In so many words, God says, "You can't see it. It would kill you." But then God makes a provision for Moses to experience as much of His glory as he can bear and still live. God hides Moses in a corner, covers him up, and then passes by very close. At the last possible second, God removes His hand and Moses sees the reflective wonder of his Lord. And, I believe, much like the sunset I described, it was a completely wonderful sight. It was a sight he could never have experienced by looking at it dead-on. That would have fried him to a crisp! But seeing it as a reflection, with layer upon layer of color and texture and sheer majesty flowing behind the Almighty presented a sight so powerful, Moses glowed for days afterward. In fact, the Israelites pretty much demanded that he wear a veil over his face so they didn't hurt their eyes when they looked at him.

How much like our loving Father to provide Moses with a reflection of His glory and me with a vision of that sunset.
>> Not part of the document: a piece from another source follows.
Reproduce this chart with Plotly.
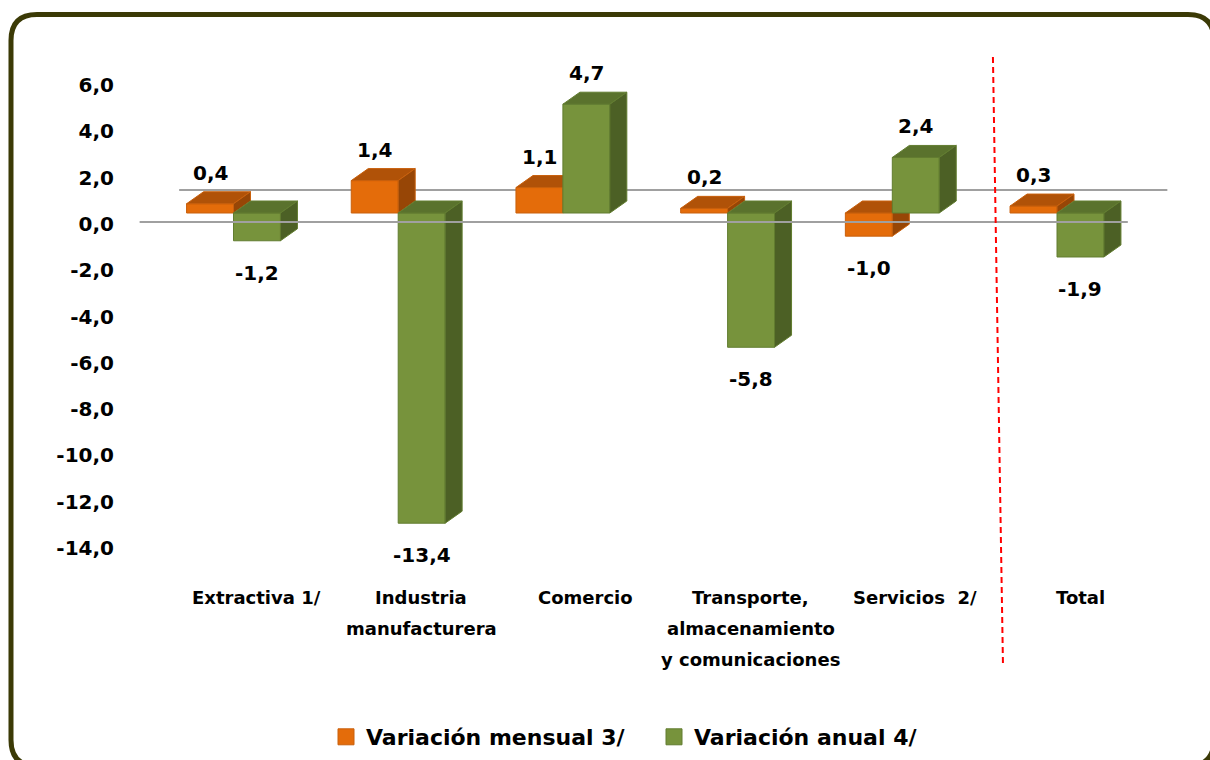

Both of us were enriched by the experience, though I imagine Moses a little more so than I. Still, how many times to we try to find a direct line of sight to God and overlook the reflection He so graciously provides all around us? Certainly, when we cross over our own final horizon, we will see God in His glory and will be well-equipped to do so. Until then, we need to look for His reflection in the people and things He has created.

As I travel my Crooked Path, I will have many opportunities to see the sunset or the sunrise or some other wonder. Simple beauty, the kind that truly reflects the character of the Creator is all around me. Perhaps I need to slow down at times and really look for it. Then when I'm tempted to say to God, "Show me your glory," I can stop myself and realize He already has. And through the vision of that reflected glory, I can mirror God to a lost and confused world all around me. After all, that is what He wants me to do.


  1. Are you looking around you for that reflective glory of our Father, or are you trying to see him head-on instead?
  2. What will it take to make you content with God's answer and provision when you ask to see Him more clearly? Do you think you could withstand Him coming to you directly, or is it better to see His reflection?
  3. Have you overlooked the simple beauty God provides all around you and the wonder it can bring to your life? Will you commit today to looking for it so you can reflect God back out to the world around you?